Dari sana kami berangkat ke UM, bertemu dengan anak – anak HMJ seni rupa sana. Di sana juga ada Enay, anak Grafis ITB yang saya temui di UNJ dulu. Kami mengobrol – ngobrol, dilanjutkan dengan main Poker, dengan peraturan kalau kalah jongkok, dan kalau kalah lagi berdiri. Gedung HMJ seni rupa UM itu sakral, kalau kita ngatain yang lagi jongkok pasti selanjutnya kita yang kena, hadaaah. Peraturannya kalau menang pertama baru boleh duduk lagi, peraturannya menyenangkan, kecuali untuk saya yang sedang jongkok dan terus – terusan menang juara kedua. Karena pegel, saya bubaran, dan tidur.

Paginya, saya janjian ketemu Vanny di MOG, tapi anak – anak males jalan gitu, dan saya juga buta Malang, akhirnya saya bingung gitu juga gimana kesananya. Akhirnya kami balik ke kosannya si Aga, si temennya Sigit itu, yang kosannya di belakang UB itu, yang pintu kamar mandinya bisa di lepas dan bisa dipindahin buat nutupin pintu kamar mandi sebelahnya yang lagi dia pake sehingga dia sempet bingung keluarnya gimana itu.

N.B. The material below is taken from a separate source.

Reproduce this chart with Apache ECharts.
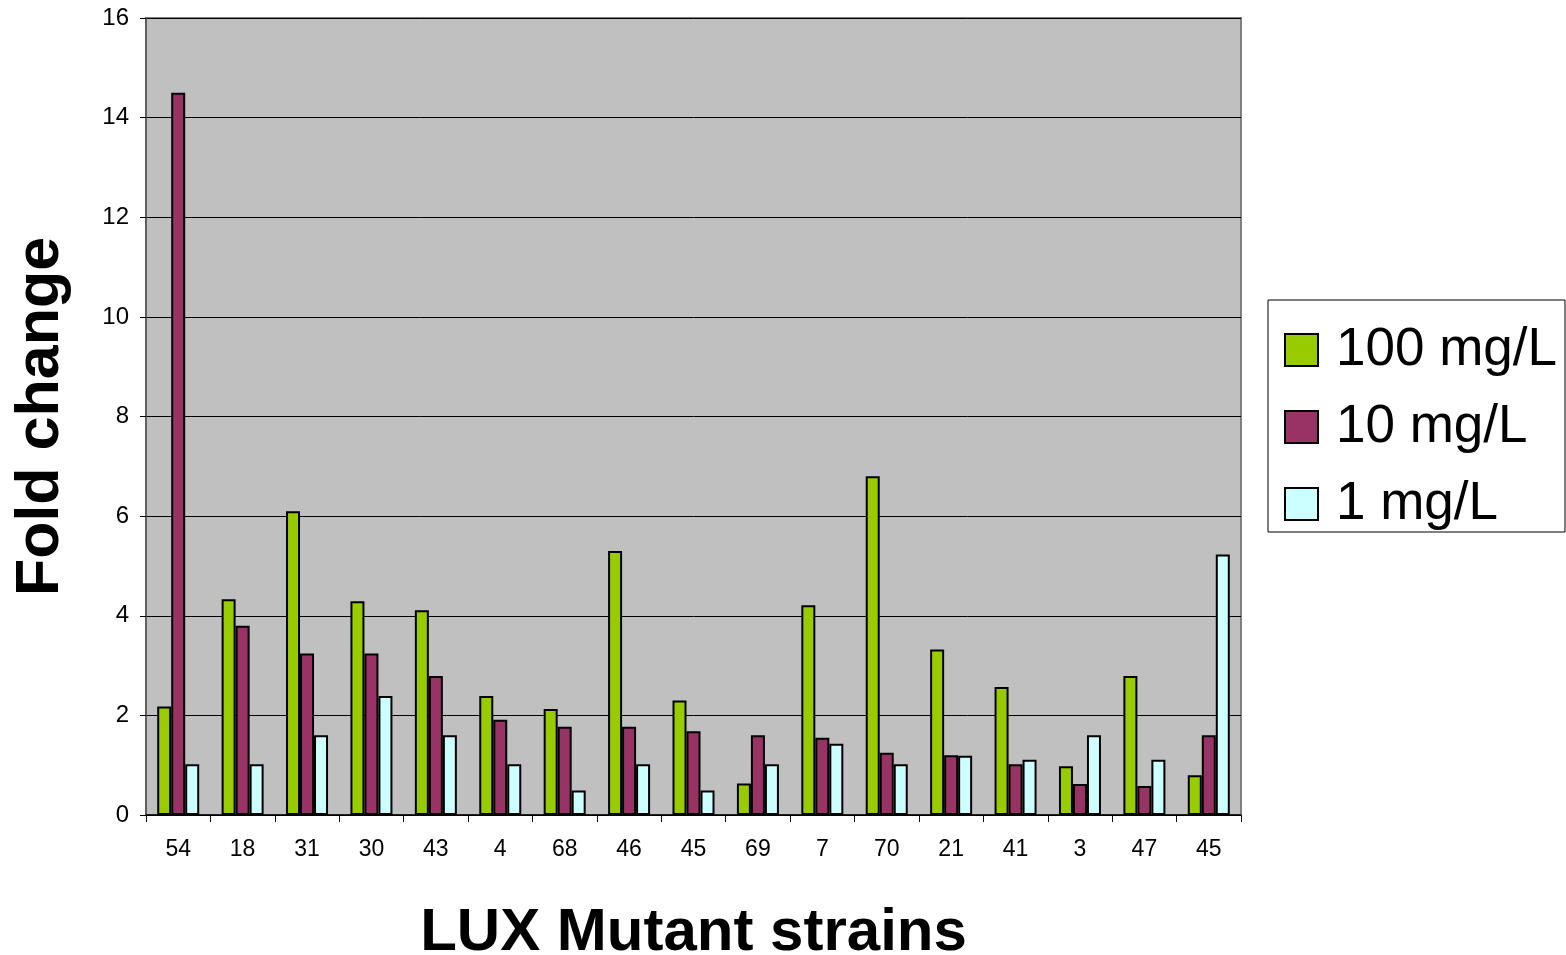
<!DOCTYPE html>
<html>
<head>
<meta charset="utf-8">
<title>Fold change of LUX mutant strains</title>
<script src="https://cdn.jsdelivr.net/npm/echarts@6/dist/echarts.min.js"></script>
<style>
  html, body { margin: 0; padding: 0; background: #ffffff; }
  #chart { width: 1566px; height: 955px; }
</style>
</head>
<body>
<div id="chart"></div>
<script>
// Mutant strains along the x axis
const strains = ['54', '18', '31', '30', '43', '4', '68', '46', '45', '69', '7', '70', '21', '41', '3', '47', '45'];

// Fold change per concentration
const conc100 = [2.18, 4.33, 6.1, 4.29, 4.11, 2.39, 2.13, 5.3, 2.3, 0.63, 4.21, 6.8, 3.32, 2.57, 0.98, 2.79, 0.8];
const conc10  = [14.5, 3.8, 3.24, 3.24, 2.79, 1.91, 1.77, 1.77, 1.68, 1.6, 1.55, 1.25, 1.2, 1.02, 0.62, 0.58, 1.6];
const conc1   = [1.02, 1.02, 1.6, 2.39, 1.6, 1.02, 0.49, 1.02, 0.49, 1.02, 1.43, 1.02, 1.19, 1.11, 1.6, 1.11, 5.23];

const seriesNames = ['100 mg/L', '10 mg/L', '1 mg/L'];
const seriesColors = ['#99cc00', '#993366', '#ccffff'];

const FONT = '"Liberation Sans", Arial, sans-serif';

const chart = echarts.init(document.getElementById('chart'), null, { renderer: 'canvas' });

function barSeries(i, data) {
  return {
    name: seriesNames[i],
    type: 'bar',
    data: data,
    barWidth: 14,
    barGap: '0%',
    itemStyle: { color: seriesColors[i], borderColor: '#000000', borderWidth: 2 },
    emphasis: { disabled: true }
  };
}

chart.setOption({
  animation: false,
  textStyle: { fontFamily: FONT },
  grid: {
    left: 146, right: 325, top: 18, bottom: 140,
    show: true,
    backgroundColor: '#c0c0c0',
    borderColor: '#808080',
    borderWidth: 2,
    containLabel: false,
    outerBoundsMode: 'none'
  },
  legend: {
    orient: 'vertical',
    left: 1268,
    top: 300,
    padding: [22, 8, 0, 16],
    backgroundColor: '#ffffff',
    borderColor: '#000000',
    borderWidth: 1,
    borderRadius: 0,
    itemWidth: 33,
    itemHeight: 32,
    itemGap: 21,
    icon: 'rect',
    selectedMode: false,
    textStyle: { fontSize: 53, color: '#000000', fontFamily: FONT, lineHeight: 56, padding: [0, 0, 0, 13] },
    data: seriesNames
  },
  xAxis: {
    type: 'category',
    data: strains,
    name: 'LUX Mutant strains',
    nameLocation: 'middle',
    nameGap: 88,
    nameTextStyle: { fontSize: 60, fontWeight: 'bold', color: '#000000', fontFamily: FONT },
    axisLine: { show: true, lineStyle: { color: '#000000', width: 1.5 } },
    axisTick: { show: true, length: 7, lineStyle: { color: '#000000', width: 1 }, alignWithLabel: false },
    axisLabel: { fontSize: 23, color: '#000000', margin: 23, fontFamily: FONT, interval: 0 },
    splitLine: { show: false }
  },
  yAxis: {
    type: 'value',
    min: 0,
    max: 16,
    interval: 2,
    name: 'Fold change',
    nameLocation: 'middle',
    nameGap: 74,
    nameRotate: 90,
    nameTextStyle: { fontSize: 61, fontWeight: 'bold', color: '#000000', fontFamily: FONT },
    axisLine: { show: true, lineStyle: { color: '#555555', width: 1.5 } },
    axisTick: { show: true, length: 6, inside: false, lineStyle: { color: '#000000', width: 1 } },
    axisLabel: { fontSize: 24, color: '#000000', margin: 17, fontFamily: FONT },
    splitLine: { show: true, lineStyle: { color: '#000000', width: 1 } }
  },
  series: [
    barSeries(0, conc100),
    barSeries(1, conc10),
    barSeries(2, conc1)
  ]
});
</script>
</body>
</html>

Agak siangan, saya janjian ketemu sama Nadia di UB, akhirnya ketemu Nadia dan kami berangkat ke MOG, biar sekalian bisa ketemu si Vanny. Tapi pas nyampe MOG, ternyata Vannynya udah cabut. Tebak kemana? Nonton DBL di Gor UB. Ya Allah, gak jodoh amat hahahahahaha. Di MOG, saya ketemu sama Duro lagi, terus ketemu sama Nyon. Anyway, Duro itu nama aslinya Nadine. Nadine, Nadia, dan Nyon, mereka beneran anak Malang ya namanya “N” semua. Si Nyon dulu adik kelas saya, dan ternyata dia mainnya sama si Nadine juga, hahah kadang –kadang saya suka bagaimana cara lingkaran ini berputar.

Di sana kami fotobox gak jelas terus sorenya saya cabut lagi gitu ke Surabaya. Oke cin? Cabcus!